Prime arable land value rises 8.5% this year

Farmland prices are set to increase by 40% over the next five years, according to Savills.

The shortage of land on the market, coupled with the weight of investor cash looking for farmland and a tax regime that favours farmland investment, along with the expansion of successful farm businesses, are key factors behind the expected increase in values.

The company said the average value of farmland continued to rise across Great Britain during the third quarter of 2013, with prime arable land in the east of the country achieving the highest average value of more than £9,000/acre. (See Savills’ research).

Savills forecast an 8.8% rise in farmland values in 2013 and prime arable land had already risen 8.5% by the end of the third quarter, the land agent said in its Market in Minutes report. “For good-quality commercial arable land and the best dairy farms, growth of nearer 15% is feasible,” it added.

About 128,300 acres of land have been publicly marketed in Great Britain in 2013, a 5% rise on 2012. However, supply continued to be historically low.

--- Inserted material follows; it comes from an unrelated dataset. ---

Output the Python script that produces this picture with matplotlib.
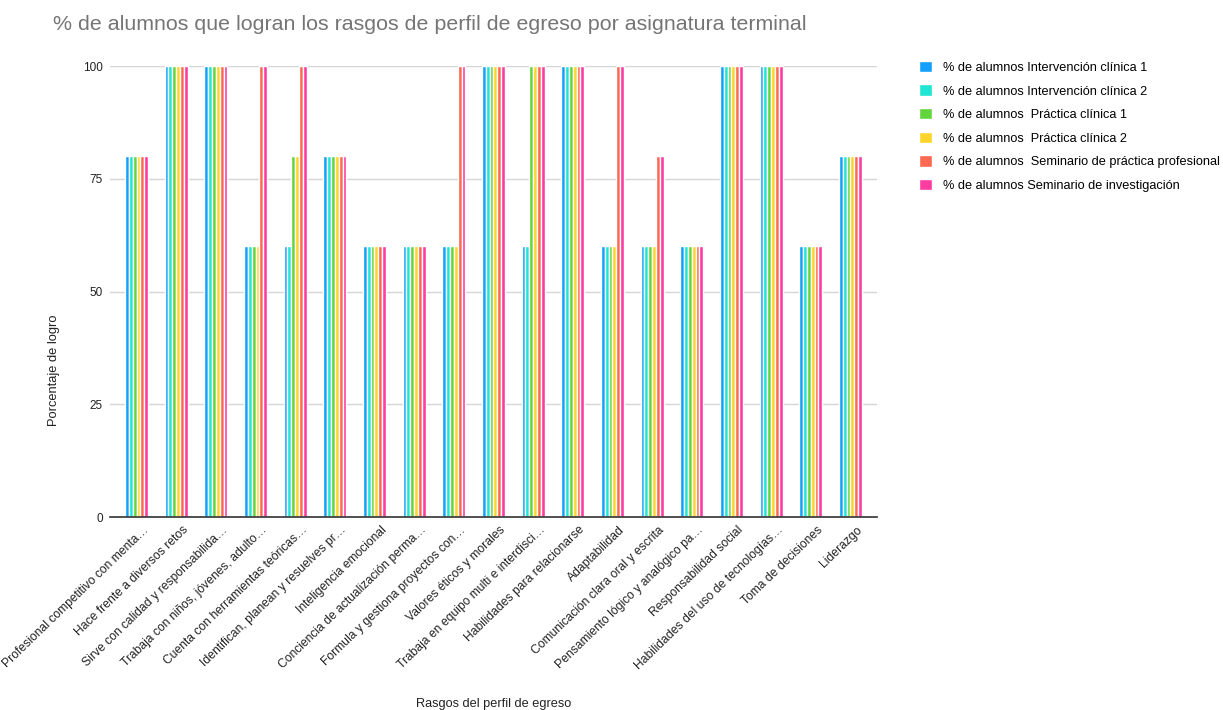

Anecdotal evidence suggested up to 30% had traded privately in 2013.

The average value for prime arable land rose 2.3% in the third quarter of 2013, giving annual growth of 14.5%. The research gap between prime arable land and poor grassland has also increased from £1,344 in 2003 to £4,373 in 2013.

In addition, there are 13% more applicants with £5m-10m to spend on farmland than in the previous three years.